Task details: Using the data below, copy every line that contains the word "this".

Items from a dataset

______

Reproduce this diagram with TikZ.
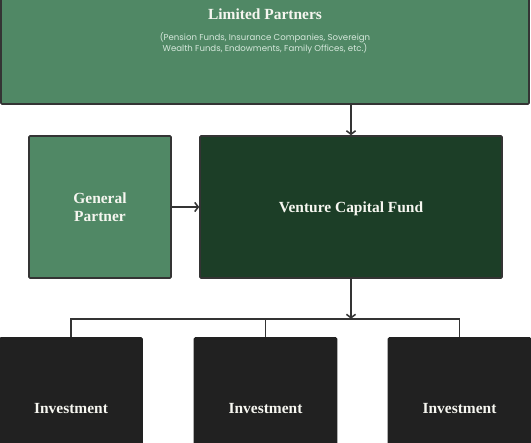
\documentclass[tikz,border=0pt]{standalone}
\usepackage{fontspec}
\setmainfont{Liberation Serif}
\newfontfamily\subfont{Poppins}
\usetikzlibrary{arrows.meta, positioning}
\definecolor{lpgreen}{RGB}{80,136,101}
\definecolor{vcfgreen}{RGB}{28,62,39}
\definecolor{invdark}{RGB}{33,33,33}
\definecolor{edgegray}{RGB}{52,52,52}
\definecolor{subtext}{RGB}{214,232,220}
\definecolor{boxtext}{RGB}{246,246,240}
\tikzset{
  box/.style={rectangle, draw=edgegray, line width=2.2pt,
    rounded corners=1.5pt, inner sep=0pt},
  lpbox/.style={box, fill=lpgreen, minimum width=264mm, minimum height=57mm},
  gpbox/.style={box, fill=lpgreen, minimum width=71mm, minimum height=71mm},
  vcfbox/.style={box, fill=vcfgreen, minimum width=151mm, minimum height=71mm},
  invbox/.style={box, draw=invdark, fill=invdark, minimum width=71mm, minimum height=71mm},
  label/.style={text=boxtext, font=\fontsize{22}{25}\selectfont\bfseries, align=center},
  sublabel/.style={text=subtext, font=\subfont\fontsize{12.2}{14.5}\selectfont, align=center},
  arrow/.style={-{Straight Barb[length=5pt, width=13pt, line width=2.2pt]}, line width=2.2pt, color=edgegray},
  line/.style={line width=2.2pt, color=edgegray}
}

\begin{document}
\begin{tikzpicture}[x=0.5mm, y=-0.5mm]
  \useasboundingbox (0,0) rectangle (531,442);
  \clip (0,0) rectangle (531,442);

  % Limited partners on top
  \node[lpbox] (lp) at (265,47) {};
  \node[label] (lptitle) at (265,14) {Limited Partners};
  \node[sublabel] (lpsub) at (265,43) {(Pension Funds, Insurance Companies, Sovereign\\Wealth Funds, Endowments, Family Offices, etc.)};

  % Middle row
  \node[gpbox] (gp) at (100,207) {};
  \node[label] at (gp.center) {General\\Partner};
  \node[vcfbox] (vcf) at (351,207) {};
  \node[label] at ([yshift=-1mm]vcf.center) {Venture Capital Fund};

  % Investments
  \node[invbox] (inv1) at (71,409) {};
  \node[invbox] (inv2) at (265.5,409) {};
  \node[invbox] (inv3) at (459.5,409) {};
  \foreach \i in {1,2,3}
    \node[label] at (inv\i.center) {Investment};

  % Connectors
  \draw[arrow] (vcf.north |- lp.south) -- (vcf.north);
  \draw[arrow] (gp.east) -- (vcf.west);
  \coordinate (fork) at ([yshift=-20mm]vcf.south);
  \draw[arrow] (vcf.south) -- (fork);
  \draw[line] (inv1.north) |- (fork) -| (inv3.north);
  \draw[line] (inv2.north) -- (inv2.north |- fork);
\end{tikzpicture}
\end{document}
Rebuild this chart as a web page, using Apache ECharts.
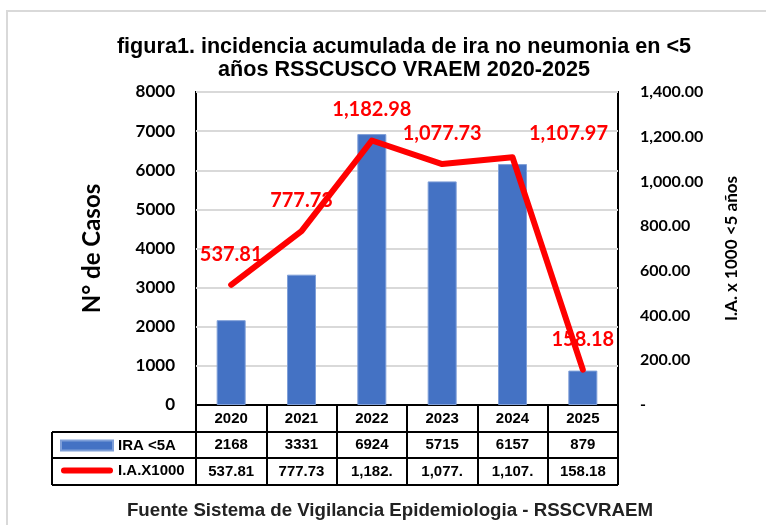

______

Result below:
Reproduce this diagram with TikZ.
Rebuild this chart as a web page, using Apache ECharts.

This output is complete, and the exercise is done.